La gauche hors jeu
10 Avril 2016 , Rédigé par André Boyer Publié dans #HISTOIRE
Les républicains de gauche et les socialistes avaient perdu les élections le 23 avril 1948. Ce n’était pas étonnant.
En effet, Tocqueville observe dans ses souvenirs que « Paris et ceux qui parlaient en son nom avaient tellement abusé de sa puissance, et semblaient tenir si peu de compte du reste du pays, que l'idée de secouer le joug et d'agir enfin par eux-mêmes se présentait à beaucoup d'esprits qui ne l'avaient jamais conçue (...). On voulait aller aux élections, car choisir des ennemis de la démagogie parisienne se présentait moins aux esprits comme l'usage régulier d'un droit que comme le moyen le moins dangereux dont on pouvait se servir pour affronter le maître. »
Les socialistes, qui ne se résignaient pas au verdict du suffrage universel, organisèrent le 15 mai 1848 une manifestation de cent mille personnes qui marcha sur le Palais-Bourbon, officiellement pour soutenir l’indépendance polonaise.
Ils commencèrent par proclamer la dissolution de l’Assemblée constituante avant d’investir l’Hôtel de Ville pour y proclamer un nouveau gouvernement.
Mais la garde nationale reprit successivement le contrôle du Palais-Bourbon et de l’Hôtel de Ville, arrêta les chefs de la tentative de putsch, Barbés, Blanqui, Raspail, Sobrier, Louis Blanc, Albert, Hubert, et écarta le préfet de police Caussidière, complice de la tentative insurrectionnelle.
Les conséquences de cet échec de l’insurrection furent instantanées : trois mois après la chute de Louis-Philippe, la République fit déjà marche arrière sur ses engagements de mars. Dés le 30 mai, l’expansion des Ateliers nationaux était freinée ; trois semaines plus tard, ils étaient quasiment dissous. L’émeute explosa le 23 juin, des barricades furent érigées, l’armée entra dans Paris et des volontaires arrivèrent de province pour combattre l’insurrection.
Tocqueville, encore lui, observe dans ses Souvenirs que « Par tous les chemins que les insurgés ne commandaient pas, entraient alors dans la ville des milliers d'hommes accourant de tous les points de la France à notre aide.

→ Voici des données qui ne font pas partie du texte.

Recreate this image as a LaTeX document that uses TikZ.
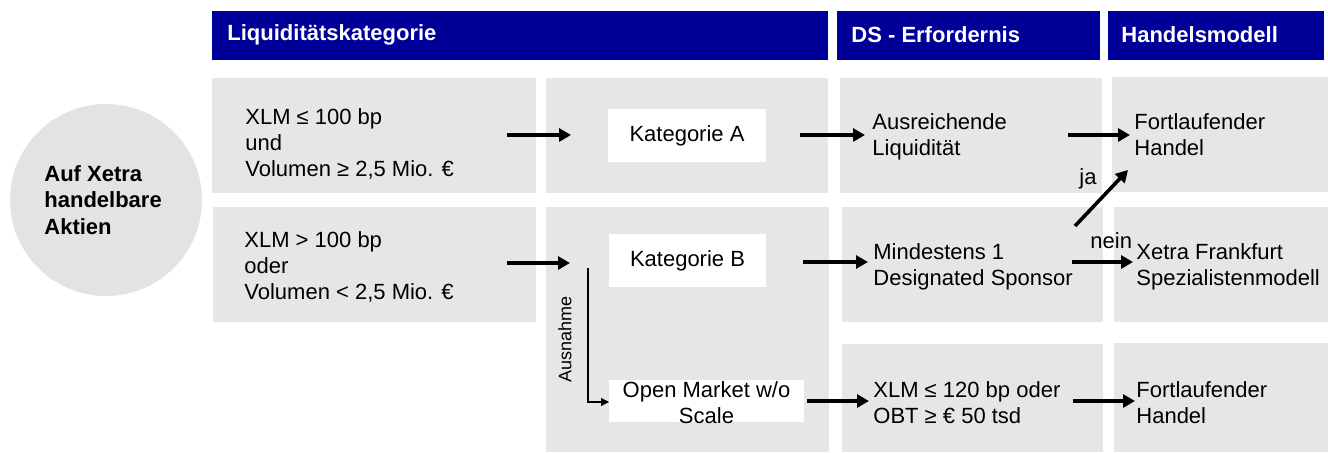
\documentclass[tikz,border=0pt]{standalone}
\usepackage{fontspec}
\setmainfont{Liberation Sans}
\usetikzlibrary{arrows.meta}
\definecolor{hdrblue}{HTML}{000099}
\definecolor{boxgrey}{HTML}{E6E6E6}
\definecolor{circgrey}{HTML}{E3E3E3}
\begin{document}
\begin{tikzpicture}[x=0.5pt,y=-0.5pt,
  hdrtext/.style={text=white, font=\fontsize{11}{13}\selectfont\bfseries, anchor=west, inner sep=0},
  txt/.style={font=\fontsize{11}{13}\selectfont, align=left, anchor=base west, inner sep=0},
  boldtxt/.style={font=\fontsize{11}{13.2}\selectfont\bfseries, align=left, anchor=base west, inner sep=0},
  katbox/.style={fill=white, inner sep=0, font=\fontsize{11}{13}\selectfont, align=center},
  arr/.style={-{Triangle[length=6pt,width=6.5pt]}, line width=1.8pt},
  thinarr/.style={-{Triangle[length=4pt,width=4pt]}, line width=0.6pt},
  sidelbl/.style={font=\fontsize{9}{11}\selectfont, inner sep=0, rotate=90}
]
\useasboundingbox (0,0) rectangle (1328,452);
% headers
\fill[hdrblue] (212,11) rectangle (828,60);
\fill[hdrblue] (837,11) rectangle (1100,60);
\fill[hdrblue] (1108,11) rectangle (1324,60);
\node[hdrtext] (h1) at (227,35) {Liquiditätskategorie};
\node[hdrtext] (h2) at (851,35) {DS - Erfordernis};
\node[hdrtext] (h3) at (1121,35) {Handelsmodell};
% grey boxes
\fill[boxgrey] (212,78) rectangle (536,193);
\fill[boxgrey] (546,78) rectangle (828,193);
\fill[boxgrey] (840,78) rectangle (1102,193);
\fill[boxgrey] (1112,77) rectangle (1328,192);
\fill[boxgrey] (213,207) rectangle (536,322);
\fill[boxgrey] (546,207) rectangle (829,452);
\fill[boxgrey] (842,207) rectangle (1103,322);
\fill[boxgrey] (1114,207) rectangle (1328,322);
\fill[boxgrey] (842,344) rectangle (1103,452);
\fill[boxgrey] (1114,343) rectangle (1328,452);
% circle
\fill[circgrey] (106,200) circle[radius=96];
\node[boldtxt] (auf) at (44,234) {Auf Xetra\\handelbare\\Aktien};
% row 1
\node[txt] (c1a) at (245,176) {XLM ≤ 100 bp\\und\\Volumen ≥ 2,5 Mio. €};
\node[katbox, minimum width=158*0.5pt, minimum height=53*0.5pt] (kA) at (687,135.5) {Kategorie A};
\node[txt] (liqA) at (872,155) {Ausreichende\\Liquidität};
\node[txt] (fhA) at (1134,155) {Fortlaufender\\Handel};
% row 2
\node[txt] (c1b) at (244,299) {XLM > 100 bp\\oder\\Volumen < 2,5 Mio. €};
\node[katbox, minimum width=157*0.5pt, minimum height=53*0.5pt] (kB) at (687.5,260.5) {Kategorie B};
\node[txt] (dsB) at (873,285) {Mindestens 1\\Designated Sponsor};
\node[txt] (xfB) at (1136,285) {Xetra Frankfurt\\Spezialistenmodell};
\node[txt] (nein) at (1090,248) {nein};
\node[txt] (ja) at (1079,184) {ja};
% row 3
\fill[white] (609,380) rectangle (804,422);
\node[katbox, fill=none, anchor=base, inner sep=0] (kO) at (706.5,423) {Open Market w/o\\Scale};
\node[txt] (dsC) at (873,423) {XLM ≤ 120 bp oder\\OBT ≥ € 50 tsd};
\node[txt] (fhC) at (1136,423) {Fortlaufender\\Handel};
% arrow coordinates
\coordinate (a1s) at (507,135); \coordinate (a1e) at (571,135);
\coordinate (a2s) at (800,135); \coordinate (a2e) at (865,135);
\coordinate (a3s) at (1068,135); \coordinate (a3e) at (1130,135);
\coordinate (b1s) at (507,263); \coordinate (b1e) at (570,263);
\coordinate (b2s) at (803,262); \coordinate (b2e) at (868,262);
\coordinate (b3s) at (1072,262); \coordinate (b3e) at (1133,262);
\coordinate (jas) at (1075,226); \coordinate (jae) at (1128,170);
\coordinate (c2s) at (807,401); \coordinate (c2e) at (869,401);
\coordinate (c3s) at (1073,401); \coordinate (c3e) at (1135,401);
\coordinate (ausS) at (588,268); \coordinate (ausC) at (588,402); \coordinate (ausE) at (609,402);
\draw[arr] (a1s) -- (a1e);
\draw[arr] (a2s) -- (a2e);
\draw[arr] (a3s) -- (a3e);
\draw[arr, line width=1.6pt] (b1s) -- (b1e);
\draw[arr] (b2s) -- (b2e);
\draw[arr] (b3s) -- (b3e);
\draw[arr] (jas) -- (jae);
\draw[arr] (c2s) -- (c2e);
\draw[arr] (c3s) -- (c3e);
\draw[thinarr] (ausS) -- (ausC) -- (ausE);
\node[sidelbl] (aus) at (565,339) {Ausnahme};
\end{tikzpicture}
\end{document}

Grâce aux chemins de fer, il en venait déjà de cinquante lieues, quoique le combat n'eût commencé que la veille au soir. »
L’Assemblée décréta l’état de siège et remit les pleins pouvoirs au général Cavaignac. Le 26 juin, le faubourg Saint-Antoine était pris d’assaut par l’armée et la garde nationale. 1600 soldats et gardes nationaux avaient été tués par les insurgés qui avaient perdu de leur côté 5500 tués ou fusillés, 11000 personnes avaient été arrêtées et 4348 étaient déportées en Algérie.
Le 28 juin Cavaignac était nommé président du Conseil des ministres par l’Assemblée. Il forma son gouvernement, prolongea l’état de siège et prit de nombreuses mesures répressives contre les ouvriers et les journaux qui les soutenaient.
Les Ateliers nationaux étaient dissous, un passeport était imposé aux ouvriers qui voulaient changer de département, la journée de 12 heures était rétablie. Une commission était créée pour surveiller les théâtres, une loi établissait le contrôle du fonctionnement des clubs, les journaux devaient à nouveau déposer une caution pour avoir le droit de publier et une loi était promulguée sur les crimes et délits commis par voie de presse, qui punissait les attaques contre les institutions, la liberté des cultes, la propriété et la famille.
La Révolution de 1848 était terminée. Elle avait duré 4 mois et trois jours, du 25 février au 28 juin. La gauche révolutionnaire avait successivement démontré qu’elle était aussi incapable de prendre le pouvoir que de gouverner.